Questo è estremamente necessario in Italia dove, dei 3,4 milioni di tonnellate di rifiuti in plastica prodotti nel 2016, solo il 29% è stato avviato a riciclo. È ovvio che alla situazione odierna, con una infrastruttura industriale insufficiente a trattare l’alta domanda, il riciclo non basta. Ne sono testimonianza i roghi e le esportazioni verso paesi caratterizzati da una normativa ambientale meno stringente. Ne segue che riciclo non può che essere congiunto alla prevenzione. Tuttavia, una legislazione non chiara, una mancanza di linee guida e soprattutto l’assenza di una visione a lungo termine, non facilitano le aziende a innovare e investire su ricerca e sviluppo. Questi molteplici aspetti vengono affrontati dal programma europeo eCircular coordinato dall’Università di Bologna.

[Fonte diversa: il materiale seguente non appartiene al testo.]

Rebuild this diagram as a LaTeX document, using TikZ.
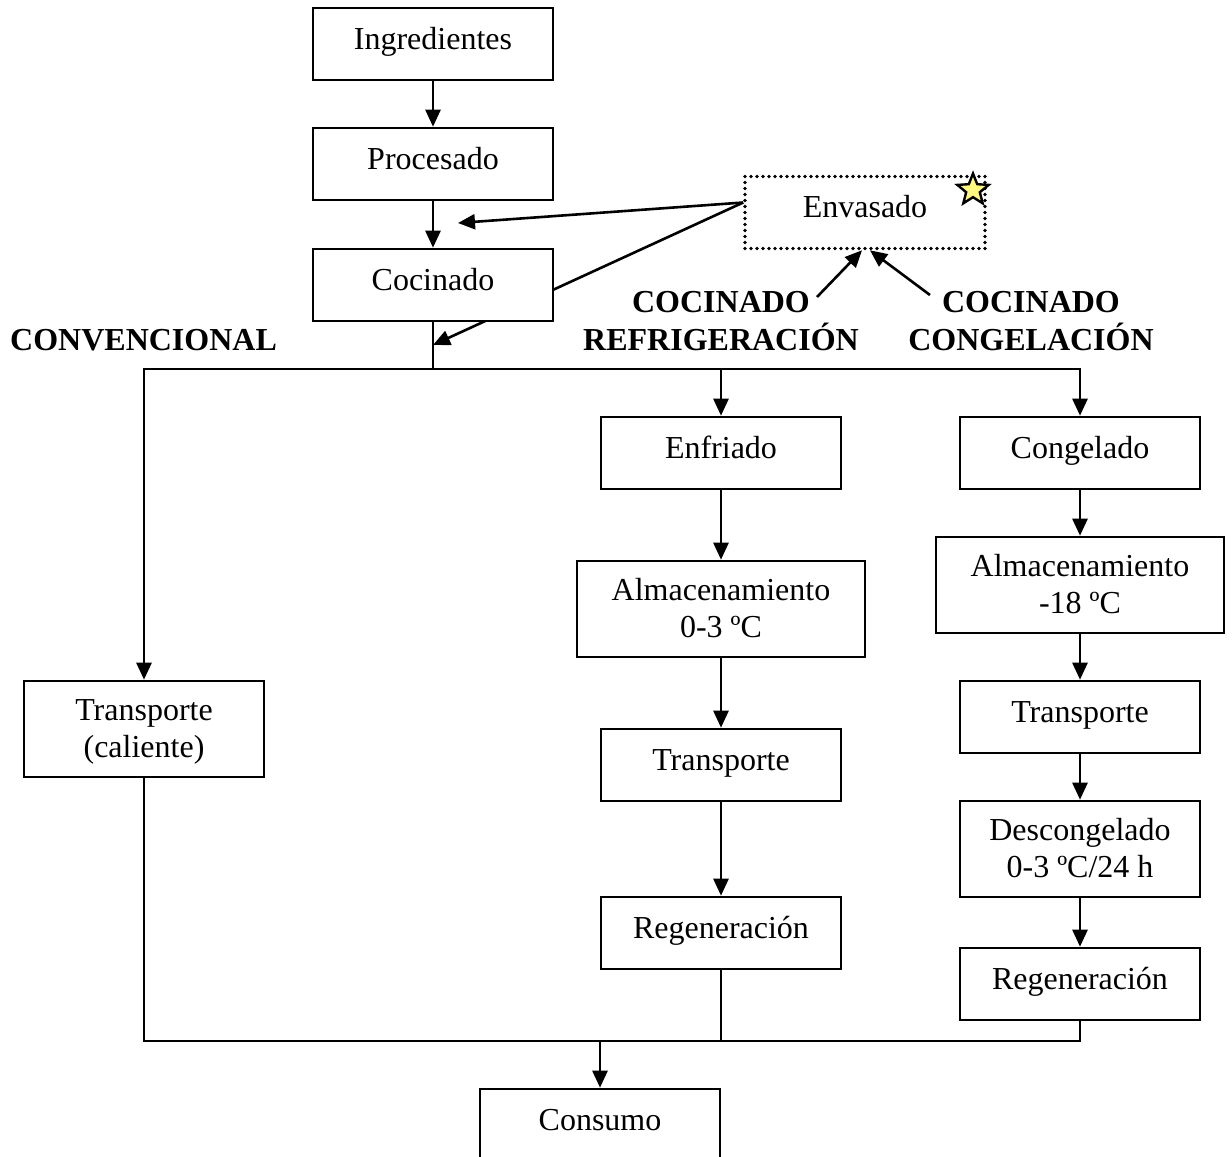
\documentclass[tikz,border=0pt]{standalone}
\usepackage{fontspec}
\setmainfont{Liberation Serif}
\usetikzlibrary{arrows.meta,shapes.geometric,backgrounds}
% two centred lines whose baseline is that of the first line
\newcommand{\twoline}[2]{\begin{tabular}[t]{@{}c@{}}#1\\#2\end{tabular}}
\begin{document}
\begin{tikzpicture}[x=1pt,y=-1pt,
  every node/.style={font=\fontsize{32}{37}\selectfont},
  stepbox/.style={draw, line width=2.6pt, fill=white, inner sep=0pt,
    minimum width=240pt, minimum height=72pt, text height=22pt, text depth=12pt},
  tallbox/.style={stepbox, minimum height=96pt, text height=22pt, text depth=40pt},
  dotbox/.style={stepbox, line width=3.6pt, line cap=round, dash pattern=on 0pt off 6pt},
  flow/.style={line width=2.6pt},
  arr/.style={flow, -{Triangle[length=17pt,width=15pt]}},
  tag/.style={font=\bfseries\fontsize{32}{37}\selectfont, inner sep=0pt}
]
\useasboundingbox (0,0) rectangle (1232,1157);

% main line
\node[stepbox] (ing)  at (433,44)    {Ingredientes};
\node[stepbox] (pro)  at (433,164)   {Procesado};
\node[stepbox] (coc)  at (433,285)   {Cocinado};
\node[dotbox]  (env)  at (865,212.5) {Envasado};
\node[star, star points=5, star point ratio=2.3, minimum size=33pt, inner sep=0pt,
      draw, line width=2.4pt, fill=yellow!50] (star) at (973,190) {};

% branch labels
\node[tag, anchor=base west] (conv) at (10,350) {CONVENCIONAL};
\node[tag, anchor=base] (refr) at (721,312) {\twoline{COCINADO}{REFRIGERACIÓN}};
\node[tag, anchor=base] (cong) at (1031,312) {\twoline{COCINADO}{CONGELACIÓN}};

% conventional branch
\node[tallbox] (tcal) at (144,729) {\twoline{Transporte}{(caliente)}};

% chilled branch
\node[stepbox] (enf)  at (721,453) {Enfriado};
\node[tallbox, minimum width=288pt] (alm1) at (721,609) {\twoline{Almacenamiento}{0-3 ºC}};
\node[stepbox] (tra1) at (721,765) {Transporte};
\node[stepbox] (reg1) at (721,933) {Regeneración};

% frozen branch
\node[stepbox] (cgl)  at (1080,453) {Congelado};
\node[tallbox, minimum width=288pt] (alm2) at (1080,585) {\twoline{Almacenamiento}{-18 ºC}};
\node[stepbox] (tra2) at (1080,717) {Transporte};
\node[tallbox] (des)  at (1080,849) {\twoline{Descongelado}{0-3 ºC/24 h}};
\node[stepbox] (reg2) at (1080,984) {Regeneración};

% end
\node[stepbox] (cons) at (600,1125) {Consumo};

% junction points
\coordinate (split) at (433,369);
\coordinate (lft)   at (144,369);
\coordinate (mid)   at (721,369);
\coordinate (rgt)   at (1080,369);
\coordinate (jl)    at (144,1041);
\coordinate (jm)    at (721,1041);
\coordinate (jr)    at (1080,1041);
\coordinate (jc)    at (600,1041);
\coordinate (pin1)  at (458,223);
\coordinate (pin2)  at (433,345);
\coordinate (from1) at (817,297);
\coordinate (from2) at (930,295);

% packaging links (the lower one passes behind Cocinado)
\begin{scope}[on background layer]
  \draw[arr] ([yshift=10pt]env.west) -- (pin1);
  \draw[arr] ([yshift=10pt]env.west) -- (pin2);
\end{scope}
\draw[arr] (from1) -- ([xshift=-3pt]env.south);
\draw[arr] (from2) -- ([xshift=5pt]env.south);

% flow
\draw[arr] (ing.south) -- (pro.north);
\draw[arr] (pro.south) -- (coc.north);
\draw[flow] (coc.south) -- (split);
\draw[flow, line cap=rect] (lft) -- (rgt);
\draw[arr] (lft) -- (tcal.north);
\draw[arr] (mid) -- (enf.north);
\draw[arr] (rgt) -- (cgl.north);

\draw[arr] (enf.south)  -- (alm1.north);
\draw[arr] (alm1.south) -- (tra1.north);
\draw[arr] (tra1.south) -- (reg1.north);

\draw[arr] (cgl.south)  -- (alm2.north);
\draw[arr] (alm2.south) -- (tra2.north);
\draw[arr] (tra2.south) -- (des.north);
\draw[arr] (des.south)  -- (reg2.north);

\draw[flow] (tcal.south) -- (jl);
\draw[flow] (reg1.south) -- (jm);
\draw[flow] (reg2.south) -- (jr);
\draw[flow, line cap=rect] (jl) -- (jr);
\draw[arr] (jc) -- (cons.north);
\end{tikzpicture}
\end{document}
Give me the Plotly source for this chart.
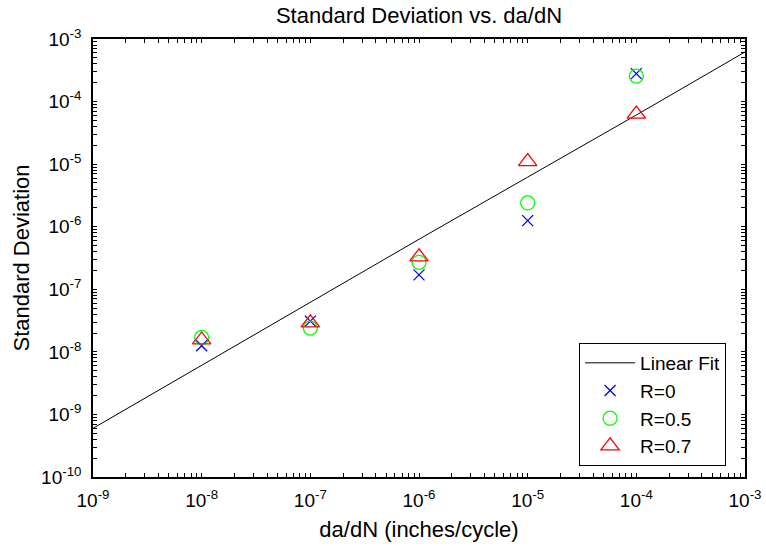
import plotly.graph_objects as go

x_vals = [1e-8, 1e-7, 1e-6, 1e-5, 1e-4]
r0 = [1.25e-8, 3.1e-8, 1.7e-7, 1.25e-6, 2.8e-4]
r05 = [1.7e-8, 2.4e-8, 2.7e-7, 2.4e-6, 2.55e-4]
r07 = [1.55e-8, 2.9e-8, 3.3e-7, 1.1e-5, 6.3e-5]
fit_x = [1e-9, 1e-8, 1e-7, 1e-6, 1e-5, 1e-4, 1e-3]
fit_y = [6.0e-10, 6.1e-9, 6.2e-8, 6.3e-7, 6.2e-6, 6.1e-5, 6.2e-4]

x_ticks = [1e-9, 1e-8, 1e-7, 1e-6, 1e-5, 1e-4, 1e-3]
x_labels = ["10<sup>-9</sup>", "10<sup>-8</sup>", "10<sup>-7</sup>", "10<sup>-6</sup>",
            "10<sup>-5</sup>", "10<sup>-4</sup>", "10<sup>-3</sup>"]
y_ticks = [1e-10, 1e-9, 1e-8, 1e-7, 1e-6, 1e-5, 1e-4, 1e-3]
y_labels = ["10<sup>-10</sup>", "10<sup>-9</sup>", "10<sup>-8</sup>", "10<sup>-7</sup>",
            "10<sup>-6</sup>", "10<sup>-5</sup>", "10<sup>-4</sup>", "10<sup>-3</sup>"]


def with_minor(ticks, labels):
    vals, texts = [], []
    for i, t in enumerate(ticks):
        vals.append(t)
        texts.append(labels[i])
        if i < len(ticks) - 1:
            for m in range(2, 10):
                vals.append(m * t)
                texts.append("")
    return vals, texts


x_all, x_text = with_minor(x_ticks, x_labels)
y_all, y_text = with_minor(y_ticks, y_labels)

font = "Liberation Sans, Arial, sans-serif"

fig = go.Figure()
fig.add_trace(go.Scatter(x=fit_x, y=fit_y, mode="lines", name="Linear Fit",
                         line=dict(color="black", width=1)))
fig.add_trace(go.Scatter(x=x_vals, y=r0, mode="markers", name="R=0",
                         marker=dict(symbol="x-thin-open", size=11,
                                     line=dict(color="blue", width=1.3), color="blue")))
fig.add_trace(go.Scatter(x=x_vals, y=r05, mode="markers", name="R=0.5",
                         marker=dict(symbol="circle-open", size=14,
                                     line=dict(color="#00ff00", width=1.3), color="#00ff00")))
fig.add_trace(go.Scatter(x=x_vals, y=r07, mode="markers", name="R=0.7",
                         marker=dict(symbol="triangle-up-open", size=16,
                                     line=dict(color="red", width=1.3), color="red")))

axis_common = dict(type="log", showgrid=False, zeroline=False, showline=True,
                   linecolor="black", linewidth=1.5, mirror="allticks",
                   ticks="inside", ticklen=4, tickcolor="black", tickwidth=1.2,
                   automargin=False,
                   tickfont=dict(family=font, size=19, color="black"))

fig.update_layout(
    width=766, height=546,
    margin=dict(l=93, r=21, t=39, b=69),
    paper_bgcolor="white", plot_bgcolor="white",
    title=dict(text="Standard Deviation vs. da/dN", x=0.547, xanchor="center",
               y=0.972, yanchor="middle",
               font=dict(family=font, size=22, color="black")),
    xaxis=dict(range=[-9, -3], tickmode="array", tickvals=x_all, ticktext=x_text,
               ticklabelstandoff=5,
               title=dict(text="da/dN (inches/cycle)", standoff=12,
                          font=dict(family=font, size=22, color="black")),
               **axis_common),
    yaxis=dict(range=[-10, -3], tickmode="array", tickvals=y_all, ticktext=y_text,
               ticklabelstandoff=6,
               title=dict(text="Standard Deviation", standoff=5,
                          font=dict(family=font, size=22, color="black")),
               **axis_common),
    legend=dict(x=0.971, y=0.306, xanchor="right", yanchor="top",
                bordercolor="black", borderwidth=1, bgcolor="white",
                font=dict(family=font, size=19, color="black"),
                tracegroupgap=0, itemwidth=50),
    showlegend=True,
)

fig.write_html("out.html")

Riprendere il concetto di prevenzione e renderlo operativo, quindi supportare le aziende in questa transizione, attraverso eco-design, modelli di business circolari e tecnologie smart sono i punti cardini della strategia industriale per i prossimi anni. E questo è ciò che l’economia circolare chiede: cooperazione e sistematicità. Quindi, nella speranza di risolvere conflitti e confusioni, ognuno deve ripensare il proprio ruolo nella catena del valore e definire un piano che possa permettere di raggiungere l’obiettivo di avere 100% imballaggi plastici riutilizzabili o riciclabili al 2030 in maniera condivisa con tutti gli attori della filiera.